AIM ▸
Reproduce the full listing below unchanged, apart from the pictures.

[Begin AVAILABLE DATA]

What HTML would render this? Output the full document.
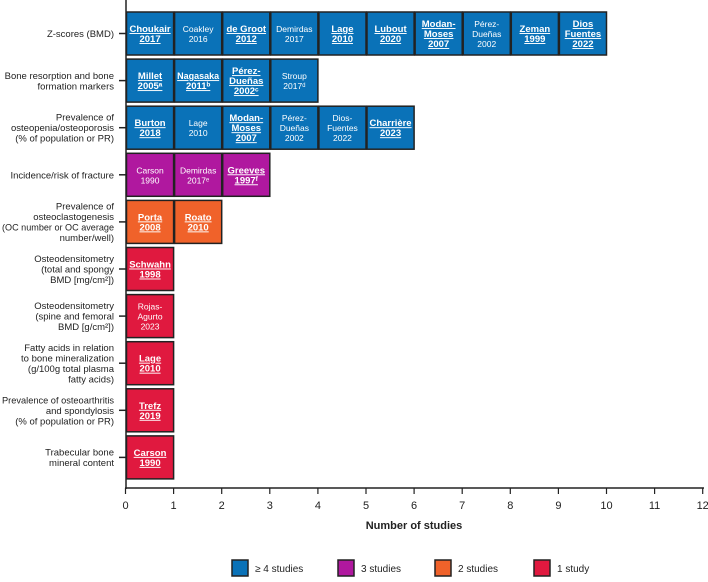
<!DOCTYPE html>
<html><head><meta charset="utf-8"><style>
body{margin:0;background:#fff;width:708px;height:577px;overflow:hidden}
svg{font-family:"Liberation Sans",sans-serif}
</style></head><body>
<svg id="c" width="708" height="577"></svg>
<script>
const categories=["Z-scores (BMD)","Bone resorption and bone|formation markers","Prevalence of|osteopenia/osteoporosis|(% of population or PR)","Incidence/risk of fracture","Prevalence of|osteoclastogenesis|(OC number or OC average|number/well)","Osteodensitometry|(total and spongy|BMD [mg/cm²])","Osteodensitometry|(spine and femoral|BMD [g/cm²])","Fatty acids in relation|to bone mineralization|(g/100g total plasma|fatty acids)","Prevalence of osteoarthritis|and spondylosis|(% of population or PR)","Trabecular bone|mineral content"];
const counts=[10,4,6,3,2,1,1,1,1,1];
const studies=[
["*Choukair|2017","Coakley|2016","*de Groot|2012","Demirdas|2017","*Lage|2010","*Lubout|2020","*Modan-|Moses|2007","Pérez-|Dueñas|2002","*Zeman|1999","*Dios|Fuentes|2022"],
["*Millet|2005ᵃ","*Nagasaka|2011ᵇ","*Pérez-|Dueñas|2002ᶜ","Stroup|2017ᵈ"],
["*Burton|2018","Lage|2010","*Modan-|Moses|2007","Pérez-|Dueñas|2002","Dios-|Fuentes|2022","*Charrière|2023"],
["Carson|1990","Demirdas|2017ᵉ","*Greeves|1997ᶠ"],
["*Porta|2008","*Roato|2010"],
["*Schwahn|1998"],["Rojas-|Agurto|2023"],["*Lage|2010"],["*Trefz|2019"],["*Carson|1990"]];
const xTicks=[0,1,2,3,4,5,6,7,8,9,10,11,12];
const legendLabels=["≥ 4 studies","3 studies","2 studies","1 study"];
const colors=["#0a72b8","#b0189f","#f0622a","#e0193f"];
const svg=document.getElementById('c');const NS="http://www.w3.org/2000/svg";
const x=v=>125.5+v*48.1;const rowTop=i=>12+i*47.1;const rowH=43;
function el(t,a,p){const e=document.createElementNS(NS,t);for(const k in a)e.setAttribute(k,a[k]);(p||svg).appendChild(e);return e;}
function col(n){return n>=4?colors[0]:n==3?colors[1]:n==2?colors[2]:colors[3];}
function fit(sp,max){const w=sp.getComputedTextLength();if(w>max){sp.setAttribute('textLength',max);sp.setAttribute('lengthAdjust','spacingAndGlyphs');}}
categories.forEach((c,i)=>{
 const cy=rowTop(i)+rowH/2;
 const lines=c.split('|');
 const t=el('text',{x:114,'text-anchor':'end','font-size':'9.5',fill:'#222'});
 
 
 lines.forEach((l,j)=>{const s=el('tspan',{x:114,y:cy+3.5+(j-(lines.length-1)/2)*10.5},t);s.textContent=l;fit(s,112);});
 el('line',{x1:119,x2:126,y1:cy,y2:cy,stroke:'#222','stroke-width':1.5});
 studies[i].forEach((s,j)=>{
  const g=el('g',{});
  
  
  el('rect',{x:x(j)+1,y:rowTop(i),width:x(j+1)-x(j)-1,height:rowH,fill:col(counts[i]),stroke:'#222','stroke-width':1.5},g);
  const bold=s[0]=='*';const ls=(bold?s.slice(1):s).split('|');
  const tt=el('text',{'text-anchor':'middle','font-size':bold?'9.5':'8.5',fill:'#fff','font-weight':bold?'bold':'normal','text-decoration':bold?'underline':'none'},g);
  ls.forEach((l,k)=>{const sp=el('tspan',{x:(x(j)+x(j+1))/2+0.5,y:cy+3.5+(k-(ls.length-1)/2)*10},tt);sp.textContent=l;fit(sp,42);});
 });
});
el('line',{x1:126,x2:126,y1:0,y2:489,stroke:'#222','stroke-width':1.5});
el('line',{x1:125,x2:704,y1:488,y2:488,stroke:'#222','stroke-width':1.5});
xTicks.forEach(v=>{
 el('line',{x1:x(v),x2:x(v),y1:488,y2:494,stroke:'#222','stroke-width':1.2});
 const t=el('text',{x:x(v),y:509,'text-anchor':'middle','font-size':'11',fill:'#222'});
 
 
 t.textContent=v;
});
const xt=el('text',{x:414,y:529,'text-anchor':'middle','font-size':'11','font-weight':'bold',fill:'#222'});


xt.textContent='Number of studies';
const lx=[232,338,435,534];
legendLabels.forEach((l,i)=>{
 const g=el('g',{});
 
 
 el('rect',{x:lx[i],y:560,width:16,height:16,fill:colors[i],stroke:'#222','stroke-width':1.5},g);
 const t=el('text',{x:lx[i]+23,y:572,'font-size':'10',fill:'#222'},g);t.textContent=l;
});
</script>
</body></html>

[End AVAILABLE DATA]

REPLY TO THE TASK ▸
What HTML would render this? Output the full document.
<!DOCTYPE html>
<html><head><meta charset="utf-8"><style>
body{margin:0;background:#fff;width:708px;height:577px;overflow:hidden}
svg{font-family:"Liberation Sans",sans-serif}
</style></head><body>
<svg id="c" width="708" height="577"></svg>
<script>
const categories=["Z-scores (BMD)","Bone resorption and bone|formation markers","Prevalence of|osteopenia/osteoporosis|(% of population or PR)","Incidence/risk of fracture","Prevalence of|osteoclastogenesis|(OC number or OC average|number/well)","Osteodensitometry|(total and spongy|BMD [mg/cm²])","Osteodensitometry|(spine and femoral|BMD [g/cm²])","Fatty acids in relation|to bone mineralization|(g/100g total plasma|fatty acids)","Prevalence of osteoarthritis|and spondylosis|(% of population or PR)","Trabecular bone|mineral content"];
const counts=[10,4,6,3,2,1,1,1,1,1];
const studies=[
["*Choukair|2017","Coakley|2016","*de Groot|2012","Demirdas|2017","*Lage|2010","*Lubout|2020","*Modan-|Moses|2007","Pérez-|Dueñas|2002","*Zeman|1999","*Dios|Fuentes|2022"],
["*Millet|2005ᵃ","*Nagasaka|2011ᵇ","*Pérez-|Dueñas|2002ᶜ","Stroup|2017ᵈ"],
["*Burton|2018","Lage|2010","*Modan-|Moses|2007","Pérez-|Dueñas|2002","Dios-|Fuentes|2022","*Charrière|2023"],
["Carson|1990","Demirdas|2017ᵉ","*Greeves|1997ᶠ"],
["*Porta|2008","*Roato|2010"],
["*Schwahn|1998"],["Rojas-|Agurto|2023"],["*Lage|2010"],["*Trefz|2019"],["*Carson|1990"]];
const xTicks=[0,1,2,3,4,5,6,7,8,9,10,11,12];
const legendLabels=["≥ 4 studies","3 studies","2 studies","1 study"];
const colors=["#0a72b8","#b0189f","#f0622a","#e0193f"];
const svg=document.getElementById('c');const NS="http://www.w3.org/2000/svg";
const x=v=>125.5+v*48.1;const rowTop=i=>12+i*47.1;const rowH=43;
function el(t,a,p){const e=document.createElementNS(NS,t);for(const k in a)e.setAttribute(k,a[k]);(p||svg).appendChild(e);return e;}
function col(n){return n>=4?colors[0]:n==3?colors[1]:n==2?colors[2]:colors[3];}
function fit(sp,max){const w=sp.getComputedTextLength();if(w>max){sp.setAttribute('textLength',max);sp.setAttribute('lengthAdjust','spacingAndGlyphs');}}
categories.forEach((c,i)=>{
 const cy=rowTop(i)+rowH/2;
 const lines=c.split('|');
 const t=el('text',{x:114,'text-anchor':'end','font-size':'9.5',fill:'#222'});
 
 
 lines.forEach((l,j)=>{const s=el('tspan',{x:114,y:cy+3.5+(j-(lines.length-1)/2)*10.5},t);s.textContent=l;fit(s,112);});
 el('line',{x1:119,x2:126,y1:cy,y2:cy,stroke:'#222','stroke-width':1.5});
 studies[i].forEach((s,j)=>{
  const g=el('g',{});
  
  
  el('rect',{x:x(j)+1,y:rowTop(i),width:x(j+1)-x(j)-1,height:rowH,fill:col(counts[i]),stroke:'#222','stroke-width':1.5},g);
  const bold=s[0]=='*';const ls=(bold?s.slice(1):s).split('|');
  const tt=el('text',{'text-anchor':'middle','font-size':bold?'9.5':'8.5',fill:'#fff','font-weight':bold?'bold':'normal','text-decoration':bold?'underline':'none'},g);
  ls.forEach((l,k)=>{const sp=el('tspan',{x:(x(j)+x(j+1))/2+0.5,y:cy+3.5+(k-(ls.length-1)/2)*10},tt);sp.textContent=l;fit(sp,42);});
 });
});
el('line',{x1:126,x2:126,y1:0,y2:489,stroke:'#222','stroke-width':1.5});
el('line',{x1:125,x2:704,y1:488,y2:488,stroke:'#222','stroke-width':1.5});
xTicks.forEach(v=>{
 el('line',{x1:x(v),x2:x(v),y1:488,y2:494,stroke:'#222','stroke-width':1.2});
 const t=el('text',{x:x(v),y:509,'text-anchor':'middle','font-size':'11',fill:'#222'});
 
 
 t.textContent=v;
});
const xt=el('text',{x:414,y:529,'text-anchor':'middle','font-size':'11','font-weight':'bold',fill:'#222'});


xt.textContent='Number of studies';
const lx=[232,338,435,534];
legendLabels.forEach((l,i)=>{
 const g=el('g',{});
 
 
 el('rect',{x:lx[i],y:560,width:16,height:16,fill:colors[i],stroke:'#222','stroke-width':1.5},g);
 const t=el('text',{x:lx[i]+23,y:572,'font-size':'10',fill:'#222'},g);t.textContent=l;
});
</script>
</body></html>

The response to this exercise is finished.